Description
This delightful cold soup is packed with summer vegetables.
Ingredients
Scale
- 1-2 English cucumbers (2 ¼ cups, chopped)
- 1 ½ green bell peppers (1 ¼ cups, chopped)
- ½ jalapeño, minced
- 1 cup loosely packed spinach
- 3 tbsp freshly squeezed lemon juice
- ¼ - ½ cup extra virgin olive oil
- 1 small clove of garlic, minced
- ½ tsp salt
- Freshly ground black pepper
- Fresh mint leaves
Instructions
- Add 2 cups of cucumber (SAVE the ¼ cup for later), 1 cup of green pepper (SAVE the ¼ for later), jalapeño, spinach, lemon juice, garlic, salt, freshly ground black pepper and ¼ cup of extra virgin olive oil to a food processor or blender.
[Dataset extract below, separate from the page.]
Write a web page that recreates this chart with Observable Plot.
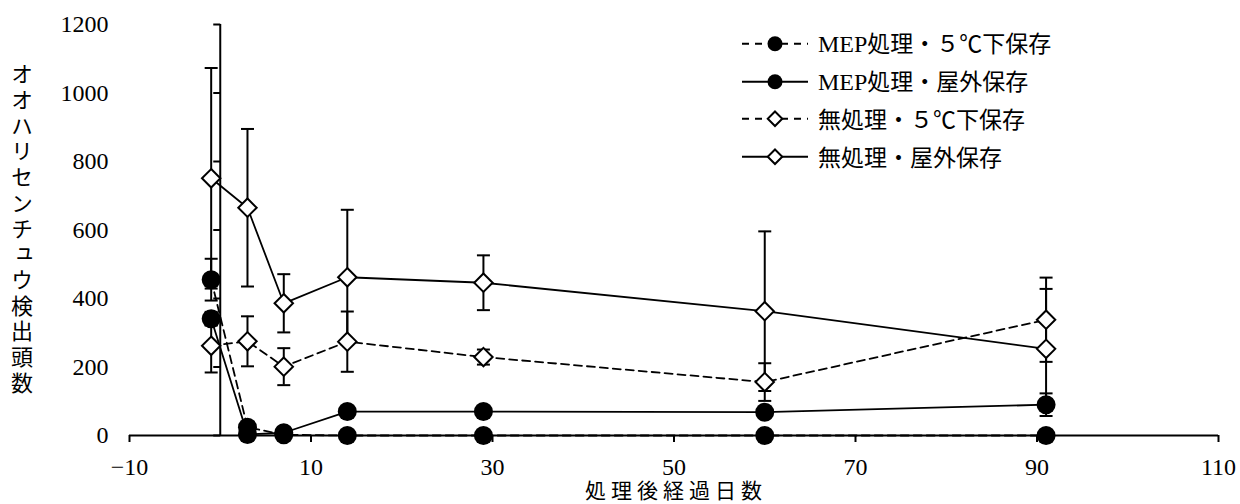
<!DOCTYPE html>
<html>
<head>
<meta charset="utf-8">
<script src="https://cdn.jsdelivr.net/npm/d3@7"></script>
<script src="https://cdn.jsdelivr.net/npm/@observablehq/plot@0.6"></script>
<style>
  html, body { margin: 0; padding: 0; background: #fff; }
  #wrap { position: relative; width: 1240px; height: 504px; overflow: hidden; }
  #legend { position: absolute; left: 742px; top: 25px; font-family: "Noto Sans CJK JP", sans-serif; font-size: 23px; color: #000; }
  .row { display: flex; align-items: center; height: 37.5px; }
  .row > span { margin-left: 10px; line-height: 1; white-space: nowrap; }
  .lat { font-family: "Liberation Serif", "Times New Roman", serif; font-size: 24px; }
  #ytitle { position: absolute; left: 11px; top: 63px; writing-mode: vertical-rl; text-orientation: upright;
            font-family: "Noto Sans CJK JP", sans-serif; font-size: 22px; line-height: 22px; letter-spacing: 3.7px; color: #000; white-space: nowrap; }
  #xtitle { position: absolute; left: 0; top: 478.5px; width: 1352px; text-align: center;
            font-family: "Noto Sans CJK JP", sans-serif; font-size: 21px; line-height: 21px; letter-spacing: 5px; color: #000; white-space: nowrap; }
  svg text { font-family: "Liberation Serif", "Times New Roman", "DejaVu Serif", serif !important; }
</style>
</head>
<body>
<div id="wrap"></div>
<script>
// ---- data ----
const days = [-1, 3, 7, 14, 29, 60, 91];
const seriesNames = ["MEP処理・５℃下保存", "MEP処理・屋外保存", "無処理・５℃下保存", "無処理・屋外保存"];
const mep5 = [455, 24, 2, 0, 0, 0, 0];
const mep5Err = [61, 5, 2, 1, 1, 1, 1];
const mepOut = [341, 3, 8, 70, 70, 68, 90];
const mepOutErr = [20, 3, 5, 12, 10, 12, 33];
const non5 = [262, 275, 201, 274, 229, 156, 338];
const non5Err = [78, 73, 54, 88, 22, 55, 123];
const nonOut = [751, 665, 386, 462, 446, 363, 253];
const nonOutErr = [322, 230, 85, 197, 80, 233, 175];
const xTicks = [-10, 10, 30, 50, 70, 90, 110];
const yTicks = [0, 200, 400, 600, 800, 1000, 1200];
const xTitle = "処理後経過日数";
const yTitle = "オオハリセンチュウ検出頭数";

const seriesValues = [mep5, mepOut, non5, nonOut];
const seriesErrs = [mep5Err, mepOutErr, non5Err, nonOutErr];
const seriesDashed = [true, false, true, false];
const seriesFilled = [true, true, false, false];

const rows = [];
seriesNames.forEach((name, i) => {
  days.forEach((d, j) => {
    rows.push({series: name, day: d, value: seriesValues[i][j], err: seriesErrs[i][j]});
  });
});

const serif = "'Liberation Serif', 'Times New Roman', 'DejaVu Serif', serif";

// custom symbols
const hCap = {draw(ctx, size) { const r = Math.sqrt(size / Math.PI); ctx.moveTo(-r, 0); ctx.lineTo(r, 0); }};
const leftTick = {draw(ctx, size) { const r = Math.sqrt(size / Math.PI); ctx.moveTo(-r, 0); ctx.lineTo(0, 0); }};

const marks = [
  Plot.ruleY([0], {stroke: "black", strokeWidth: 2}),
  Plot.ruleX([0], {y1: 0, y2: 1200, stroke: "black", strokeWidth: 2}),
  Plot.dot(yTicks, {x: () => 0, y: d => d, symbol: leftTick, r: 7, stroke: "black", strokeWidth: 2, fill: "none"}),
  Plot.axisX(xTicks, {tickSize: 7, tickPadding: 15, strokeWidth: 2, label: null, fontFamily: serif, fontSize: 24, tickFormat: d => d < 0 ? "−" + Math.abs(d) : String(d)}),
  Plot.axisY(yTicks, {tickSize: 0, tickPadding: 21, label: null, fontFamily: serif, fontSize: 24, tickFormat: d => String(d)})
];

// error bars
seriesNames.forEach((name) => {
  const data = rows.filter(r => r.series === name);
  marks.push(Plot.ruleX(data, {x: "day", y1: d => d.value - d.err, y2: d => d.value + d.err, stroke: "black", strokeWidth: 2}));
  marks.push(Plot.dot(data, {x: "day", y: d => d.value + d.err, symbol: hCap, r: 6.5, stroke: "black", strokeWidth: 2, fill: "none"}));
  marks.push(Plot.dot(data, {x: "day", y: d => d.value - d.err, symbol: hCap, r: 6.5, stroke: "black", strokeWidth: 2, fill: "none"}));
});
// lines
seriesNames.forEach((name, i) => {
  const data = rows.filter(r => r.series === name);
  marks.push(Plot.line(data, {x: "day", y: "value", stroke: "black", strokeWidth: 1.8, strokeDasharray: seriesDashed[i] ? "8,5" : null}));
});
// markers
seriesNames.forEach((name, i) => {
  const data = rows.filter(r => r.series === name);
  if (seriesFilled[i]) {
    marks.push(Plot.dot(data, {x: "day", y: "value", r: 9.5, fill: "black", stroke: "none"}));
  } else {
    marks.push(Plot.dot(data, {x: "day", y: "value", symbol: "diamond2", r: 8.3, fill: "white", stroke: "black", strokeWidth: 2}));
  }
});

const chart = Plot.plot({
  width: 1240,
  height: 504,
  marginLeft: 129,
  marginRight: 22,
  marginTop: 24,
  marginBottom: 69,
  x: {domain: [-10, 110]},
  y: {domain: [0, 1200]},
  style: {fontFamily: serif, fontSize: "24px", background: "white", color: "black", overflow: "visible"},
  marks
});
d3.select(chart).selectAll("text").style("font-family", serif);
const wrap = document.getElementById("wrap");
wrap.appendChild(chart);

// axis titles
const yt = document.createElement("div");
yt.id = "ytitle";
yt.textContent = yTitle;
wrap.appendChild(yt);
const xt = document.createElement("div");
xt.id = "xtitle";
xt.textContent = xTitle;
wrap.appendChild(xt);

// legend
const legend = document.createElement("div");
legend.id = "legend";
seriesNames.forEach((name, i) => {
  const row = document.createElement("div");
  row.className = "row";
  const dash = seriesDashed[i] ? 'stroke-dasharray="7,6"' : "";
  const marker = seriesFilled[i]
    ? '<circle cx="33" cy="18.75" r="7.5" fill="black"/>'
    : '<path d="M33,11.5 L40.25,18.75 L33,26 L25.75,18.75 Z" fill="white" stroke="black" stroke-width="2"/>';
  const label = name.replace(/^(MEP)/, '<span class="lat">$1</span>');
  row.innerHTML = `<svg width="66" height="37.5"><line x1="0" x2="66" y1="18.75" y2="18.75" stroke="black" stroke-width="2" ${dash}/>${marker}</svg><span>${label}</span>`;
  legend.appendChild(row);
});
wrap.appendChild(legend);
</script>
</body>
</html>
- Blend together, while slowly adding about ¼ cup more of olive oil. Blend until you reach your desired consistency.
- Serve in bowls & use the extra chopped cucumber & green pepper as a topping. Garnish with freshly chopped mint leaves and a squeeze of lemon juice. Enjoy!
Notes
- Gazpacho is meant to be enjoyed cold. I store my produce in the refrigerator so it is nice and cold when I blend everything together. You can also make this ahead of time and store it in the refrigerator.
- If you do make this ahead of time, please note that the garlic flavor will intensify the longer it sits.